The problem.
Quote every line below exactly and skip any picture.
___ Information supplied ___
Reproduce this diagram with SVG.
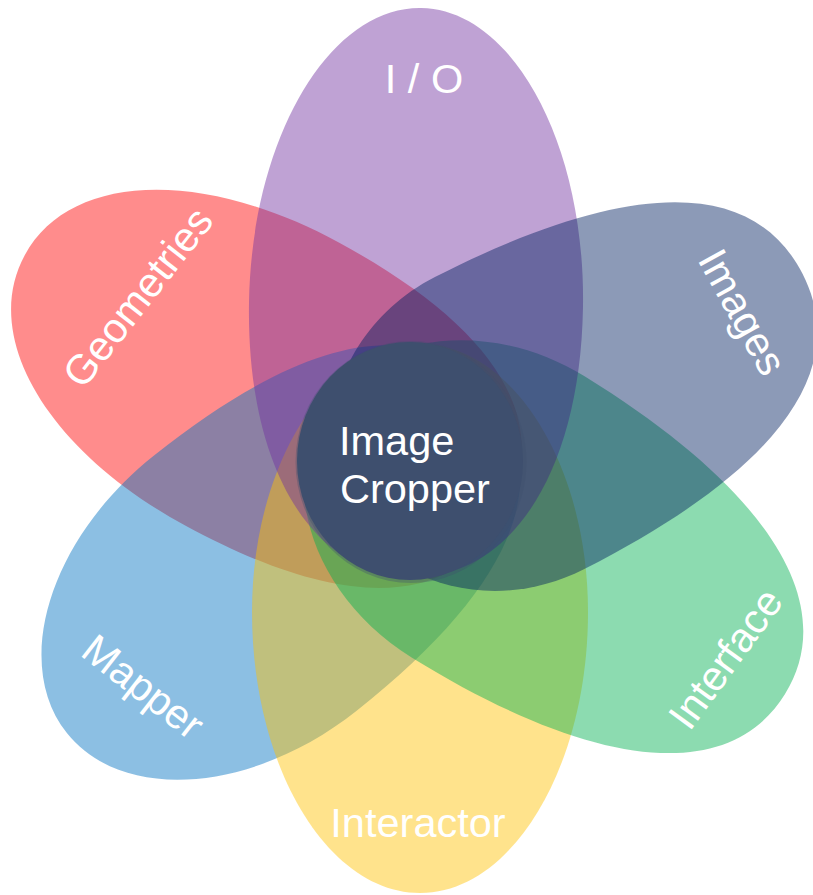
<svg xmlns="http://www.w3.org/2000/svg" width="813" height="895" viewBox="0 0 813 895">
<style>
.petal{fill-opacity:0.45;stroke:none}
.lbl{font-family:"Liberation Sans",Arial,sans-serif;fill:#ffffff;font-size:41.5px}
</style>
<rect width="813" height="895" fill="#ffffff"/>
<g id="geometries">
<path class="petal" fill="#FF0000" transform="translate(262,384) rotate(-61.5)" d="M0,-270 C93.4,-270 161,-156.6 161,0 C161,181.5 106.3,275 0,275 C-106.3,275 -161,181.5 -161,0 C-161,-156.6 -93.4,-270 0,-270Z"/>
</g>
<g id="mapper">
<path class="petal" fill="#0070C0" transform="translate(255.5,583) rotate(231.5)" d="M0,-241 C89.65,-241 163,-132.55 163,0 C163,198 107.6,300 0,300 C-107.6,300 -163,198 -163,0 C-163,-132.55 -89.65,-241 0,-241Z"/>
</g>
<g id="interactor">
<path class="petal" fill="#FFC000" transform="translate(420,612) rotate(180)" d="M0,-281 C92.4,-281 168,-154.55 168,0 C168,147.4 92.4,268 0,268 C-92.4,268 -168,147.4 -168,0 C-168,-154.55 -92.4,-281 0,-281Z"/>
</g>
<g id="interface">
<path class="petal" fill="#00B050" transform="translate(498.3,517) rotate(121.7)" d="M0,-337 C105.6,-337 165,-215.7 165,0 C165,112.75 90.75,205 0,205 C-90.75,205 -165,112.75 -165,0 C-165,-215.7 -105.6,-337 0,-337Z"/>
</g>
<g id="io">
<path class="petal" fill="#7030A0" transform="translate(416,305) rotate(1)" d="M0,-297 C91.85,-297 167,-163.35 167,0 C167,163.2 100.2,272 0,272 C-100.2,272 -167,163.2 -167,0 C-167,-163.35 -91.85,-297 0,-297Z"/>
</g>
<g id="images">
<path class="petal" fill="#002060" transform="translate(509.4,423.2) rotate(63)" d="M0,-329 C108.2,-329 164,-217.1 164,0 C164,100.1 90.2,182 0,182 C-90.2,182 -164,100.1 -164,0 C-164,-217.1 -108.2,-329 0,-329Z"/>
</g>
<g id="image-cropper">
<ellipse cx="411" cy="462" rx="115.5" ry="121" fill="#3e4f6e" fill-opacity="0.35"/>
<ellipse cx="410" cy="461" rx="113" ry="119" fill="#3e4f6e"/>
<text class="lbl" font-size="43.5" x="339" y="455">Image</text>
<text class="lbl" font-size="43.5" x="340" y="503">Cropper</text>
</g>
<g id="labels">
<text class="lbl" text-anchor="middle" x="424" y="93">I / O</text>
<text class="lbl" text-anchor="middle" x="418" y="837">Interactor</text>
<text class="lbl" text-anchor="middle" transform="translate(149,306) rotate(-52)">Geometries</text>
<text class="lbl" text-anchor="middle" transform="translate(730,319) rotate(61)">Images</text>
<text class="lbl" text-anchor="middle" transform="translate(737,667) rotate(-54)">Interface</text>
<text class="lbl" text-anchor="middle" transform="translate(134.5,698) rotate(38)">Mapper</text>
</g>
<g id="connectors"></g>
</svg>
___
The solution.
Reproduce this diagram with SVG.
<svg xmlns="http://www.w3.org/2000/svg" width="813" height="895" viewBox="0 0 813 895">
<style>
.petal{fill-opacity:0.45;stroke:none}
.lbl{font-family:"Liberation Sans",Arial,sans-serif;fill:#ffffff;font-size:41.5px}
</style>
<rect width="813" height="895" fill="#ffffff"/>
<g id="geometries">
<path class="petal" fill="#FF0000" transform="translate(262,384) rotate(-61.5)" d="M0,-270 C93.4,-270 161,-156.6 161,0 C161,181.5 106.3,275 0,275 C-106.3,275 -161,181.5 -161,0 C-161,-156.6 -93.4,-270 0,-270Z"/>
</g>
<g id="mapper">
<path class="petal" fill="#0070C0" transform="translate(255.5,583) rotate(231.5)" d="M0,-241 C89.65,-241 163,-132.55 163,0 C163,198 107.6,300 0,300 C-107.6,300 -163,198 -163,0 C-163,-132.55 -89.65,-241 0,-241Z"/>
</g>
<g id="interactor">
<path class="petal" fill="#FFC000" transform="translate(420,612) rotate(180)" d="M0,-281 C92.4,-281 168,-154.55 168,0 C168,147.4 92.4,268 0,268 C-92.4,268 -168,147.4 -168,0 C-168,-154.55 -92.4,-281 0,-281Z"/>
</g>
<g id="interface">
<path class="petal" fill="#00B050" transform="translate(498.3,517) rotate(121.7)" d="M0,-337 C105.6,-337 165,-215.7 165,0 C165,112.75 90.75,205 0,205 C-90.75,205 -165,112.75 -165,0 C-165,-215.7 -105.6,-337 0,-337Z"/>
</g>
<g id="io">
<path class="petal" fill="#7030A0" transform="translate(416,305) rotate(1)" d="M0,-297 C91.85,-297 167,-163.35 167,0 C167,163.2 100.2,272 0,272 C-100.2,272 -167,163.2 -167,0 C-167,-163.35 -91.85,-297 0,-297Z"/>
</g>
<g id="images">
<path class="petal" fill="#002060" transform="translate(509.4,423.2) rotate(63)" d="M0,-329 C108.2,-329 164,-217.1 164,0 C164,100.1 90.2,182 0,182 C-90.2,182 -164,100.1 -164,0 C-164,-217.1 -108.2,-329 0,-329Z"/>
</g>
<g id="image-cropper">
<ellipse cx="411" cy="462" rx="115.5" ry="121" fill="#3e4f6e" fill-opacity="0.35"/>
<ellipse cx="410" cy="461" rx="113" ry="119" fill="#3e4f6e"/>
<text class="lbl" font-size="43.5" x="339" y="455">Image</text>
<text class="lbl" font-size="43.5" x="340" y="503">Cropper</text>
</g>
<g id="labels">
<text class="lbl" text-anchor="middle" x="424" y="93">I / O</text>
<text class="lbl" text-anchor="middle" x="418" y="837">Interactor</text>
<text class="lbl" text-anchor="middle" transform="translate(149,306) rotate(-52)">Geometries</text>
<text class="lbl" text-anchor="middle" transform="translate(730,319) rotate(61)">Images</text>
<text class="lbl" text-anchor="middle" transform="translate(737,667) rotate(-54)">Interface</text>
<text class="lbl" text-anchor="middle" transform="translate(134.5,698) rotate(38)">Mapper</text>
</g>
<g id="connectors"></g>
</svg>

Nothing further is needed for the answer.